In the material below, please retype the lines from the very first through the one with "fig = plt.figure(figsize=(W", exactly and without pictures.

DATASET CONTENT.
###
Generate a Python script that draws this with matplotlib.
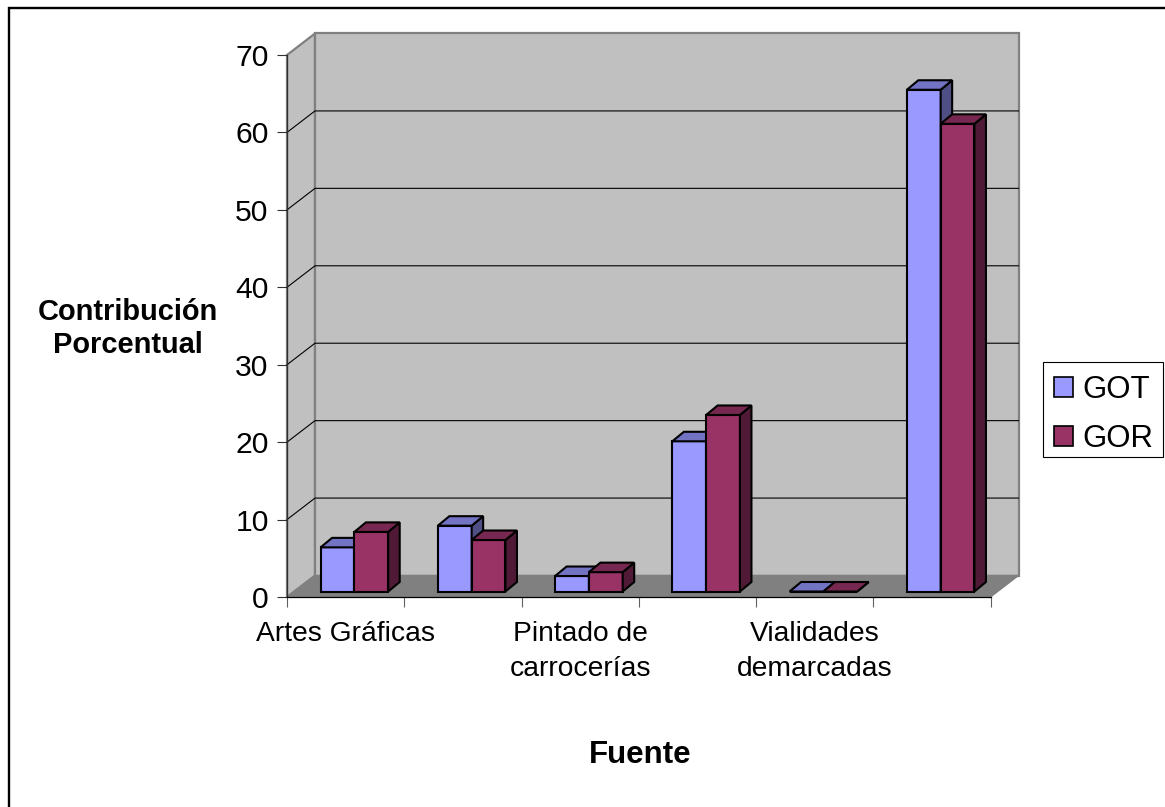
import matplotlib
matplotlib.use('Agg')
import matplotlib.pyplot as plt
from matplotlib.patches import Polygon, Patch, Rectangle

# el eje solo rotula una de cada dos categorias
categorias = ['Artes Gráficas', '', 'Pintado de\ncarrocerías', '', 'Vialidades\ndemarcadas', '']
got = [5.7, 8.5, 2.0, 19.4, 0.0, 64.8]
gor = [7.7, 6.65, 2.5, 22.8, 0.0, 60.4]
yticks = [0, 10, 20, 30, 40, 50, 60, 70]

W, H = 1165, 807
plt.rcParams['font.family'] = ['Liberation Sans', 'DejaVu Sans']

fig = plt.figure(figsize=(W / 100, H / 100), dpi=100)

# marco del grafico (los bordes derecho e inferior quedan fuera de la imagen)
fig.patches.append(Rectangle((8.5 / W, -0.2), 1.2, 0.2 + (1 - 7.5 / H), transform=fig.transFigure,
                             fc='white', ec='black', lw=1.7, zorder=-1))

# plano frontal del eje
x0, x1, ytop, ybot = 287, 990.5, 55, 597
ax = fig.add_axes([x0 / W, 1 - ybot / H, (x1 - x0) / W, (ybot - ytop) / H])
ax.set_xlim(0, 6)
ax.set_ylim(0, 70)
ax.patch.set_visible(False)

px_x = 6 / (x1 - x0)
px_y = 70 / (ybot - ytop)
wall_dx, wall_dy = 28 * px_x, 21.5 * px_y      # profundidad de la caja
bar_dx, bar_dy = 11.5 * px_x, 9.5 * px_y       # profundidad de las barras
base = 5.5 * px_y
bar_w = 33.8 * px_x
bar_off = 33.6 * px_x


def poly(pts, fc, ec, lw, z):
    ax.add_patch(Polygon(pts, closed=True, fc=fc, ec=ec, lw=lw, zorder=z, clip_on=False, joinstyle='miter'))


# paredes y piso
poly([(0, 0), (wall_dx, wall_dy), (wall_dx, 70 + wall_dy), (0, 70)], '#C0C0C0', '#808080', 1.6, 1)
poly([(wall_dx, wall_dy), (6 + wall_dx, wall_dy), (6 + wall_dx, 70 + wall_dy), (wall_dx, 70 + wall_dy)],
     '#C0C0C0', '#808080', 1.6, 1)
poly([(0, 0), (6, 0), (6 + wall_dx, wall_dy), (wall_dx, wall_dy)], '#808080', '#808080', 1, 1.5)

# lineas de division
for v in yticks[1:-1]:
    ax.plot([0, wall_dx, 6 + wall_dx], [v, v + wall_dy, v + wall_dy], color='black', lw=0.8,
            zorder=2, clip_on=False, solid_joinstyle='miter')

# barras
z = 3
for i in range(len(categorias)):
    for j, (vals, front, top, side) in enumerate([(got, '#9999FF', '#7373C4', '#4F4F85'),
                                                  (gor, '#993366', '#772850', '#501A36')]):
        left = i + bar_off + j * bar_w
        right = left + bar_w
        low = base
        high = base + vals[i]
        ax.bar(left, vals[i], width=bar_w, bottom=base, align='edge', color=front, edgecolor='black',
               linewidth=1.5, zorder=z, clip_on=False)
        poly([(right, low), (right + bar_dx, low + bar_dy), (right + bar_dx, high + bar_dy), (right, high)],
             side, 'black', 1.5, z + 0.1)
        poly([(left, high), (left + bar_dx, high + bar_dy), (right + bar_dx, high + bar_dy), (right, high)],
             top, 'black', 1.5, z + 0.2)
        z += 1

# ejes
for s in ['top', 'right']:
    ax.spines[s].set_visible(False)
ax.spines['left'].set_linewidth(0.9)
ax.spines['left'].set_color('#303030')
ax.spines['bottom'].set_linewidth(0.9)
ax.spines['left'].set_zorder(2.5)
ax.spines['bottom'].set_zorder(2.5)
ax.set_yticks(yticks)
ax.set_xticks(range(7))
ax.set_xticklabels([])
ax.set_xticks([0.5, 2.5, 4.5], [categorias[0], categorias[2], categorias[4]], minor=True, fontsize=20.3,
              linespacing=1.45)
ax.tick_params(axis='y', length=7.2, width=0.8, pad=6, labelsize=21.7, color='#303030')
ax.tick_params(axis='x', which='major', length=7.5, width=0.8, color='#606060')
ax.tick_params(axis='x', which='minor', length=0, pad=17)

ax.set_ylabel('Contribución\nPorcentual', rotation=0, fontsize=20.9, fontweight='bold', ha='center', va='center',
              linespacing=1.25)
ax.yaxis.set_label_coords((128 - x0) / (x1 - x0), (ybot - 328.5) / (ybot - ytop))
ax.set_xlabel('Fuente', fontsize=22.5, fontweight='bold', ha='center', va='center')
ax.xaxis.set_label_coords((640 - x0) / (x1 - x0), (ybot - 755) / (ybot - ytop))

# leyenda: el recuadro va aparte para centrar el contenido como en el original
fig.patches.append(Rectangle((1042.7 / W, 1 - 457 / H), 120.3 / W, 95.3 / H, transform=fig.transFigure,
                             fc='white', ec='black', lw=0.8, zorder=-0.5))
handles = [Patch(fc='#9999FF', ec='black', lw=1.2, label='GOT'), Patch(fc='#993366', ec='black', lw=1.2, label='GOR')]
fig.legend(handles=handles, loc='center left', bbox_to_anchor=(1054 / W, 1 - 414.5 / H), fontsize=22.4,
           frameon=False, handlelength=0.6, handleheight=0.6, handletextpad=0.3, labelspacing=0.6,
           borderpad=0, borderaxespad=0)

fig.savefig('out.png', dpi=100)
###
THE REPLY.
Generate a Python script that draws this with matplotlib.
import matplotlib
matplotlib.use('Agg')
import matplotlib.pyplot as plt
from matplotlib.patches import Polygon, Patch, Rectangle

# el eje solo rotula una de cada dos categorias
categorias = ['Artes Gráficas', '', 'Pintado de\ncarrocerías', '', 'Vialidades\ndemarcadas', '']
got = [5.7, 8.5, 2.0, 19.4, 0.0, 64.8]
gor = [7.7, 6.65, 2.5, 22.8, 0.0, 60.4]
yticks = [0, 10, 20, 30, 40, 50, 60, 70]

W, H = 1165, 807
plt.rcParams['font.family'] = ['Liberation Sans', 'DejaVu Sans']

fig = plt.figure(figsize=(W / 100, H / 100), dpi=100)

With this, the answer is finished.